I have a Pebble. I’m wearing it right now, in fact, and am rarely without it.
The Pebble is the ur-example of the contemporary “smartwatch,” thanks to its splashy, record-breaking, $10-million-plus Kickstarter campaign in 2012, and the seeming market for wrist-wearable computing that campaign portended. But the dirty secret of this “smartwatch” is it’s not all that smart. The intelligence is elsewhere–in my nearby iPhone–and the functionality of the Pebble (like other smartwatches on the market) relies on a Bluetooth connection to be anything more than a watch. The Pebble is really a second screen and remote control for my smartphone, and a fairly limited one at that.
Here’s what I do with my Pebble:
1)See text messages, calls and emails without taking my phone out.
I don’t miss phone calls because I’m walking and can’t feel the vibrations; the shock of a vibrating watch is unmissable. I don’t pull my phone out, unlock the screen, only to find a text message from Verizon about my data usage. I feel my wrist vibrate, glance at the text, and dismiss it.
2)Control audio without taking my phone out.
I pause a podcast when I need, momentarily, to hear what’s going on around me. I skip songs when I’m at the gym or DJing a party and don’t like what’s playing.
These modest functions are why I wear the Pebble every day. But here’s what I can’t do:
- Respond to text messages, calls, or emails without taking my phone out.
- Do anything other than receive alerts from most of my iPhone’s apps.
- Do anything other than tell the time if my iPhone is dead or out of range or having a Bluetooth connection error.

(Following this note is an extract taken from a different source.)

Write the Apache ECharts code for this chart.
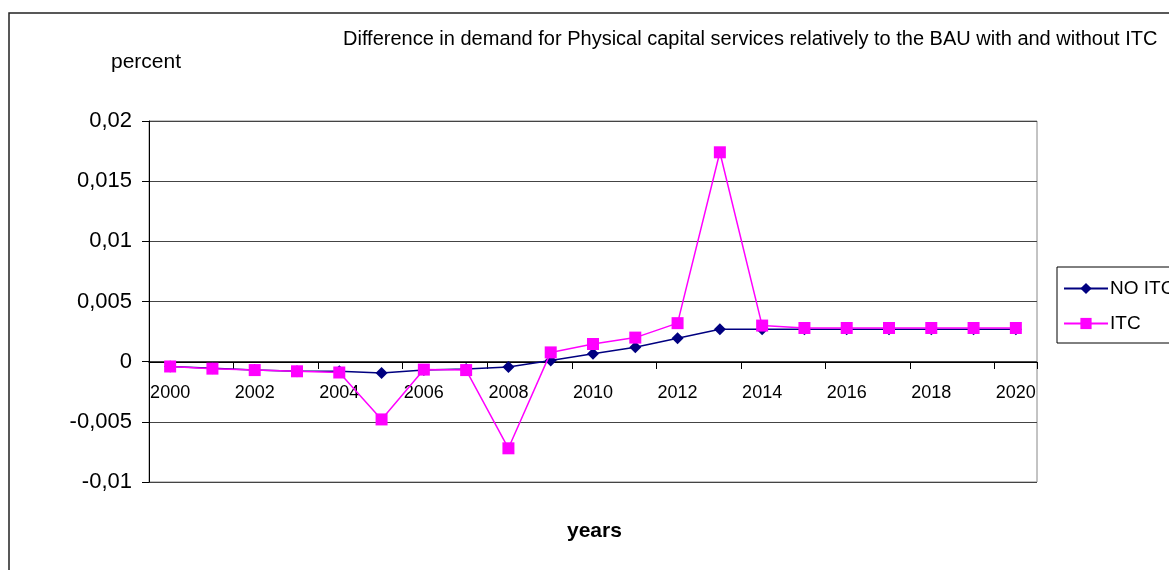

There is room, in other words, to improve on the rather dumb smartwatch of today. That will be great news for people like me, who are willing to pay for a gadget that lets them keep their smartphone in their pocket, and can–for the moment–impress their friends. But the hoped for smartwatch of the future that is smart enough to let you leave your phone at home? That will take the kind of paradigm-shifting innovation that the iPhone brought to smartphones, that brings smartphone-like functionality to a much smaller screen, operated, not insignificantly, with a single hand (and, perhaps, your voice). Not impossible, but, given what we know about Samsung’s Gear, it’s not likely to emerge in the next few weeks, either.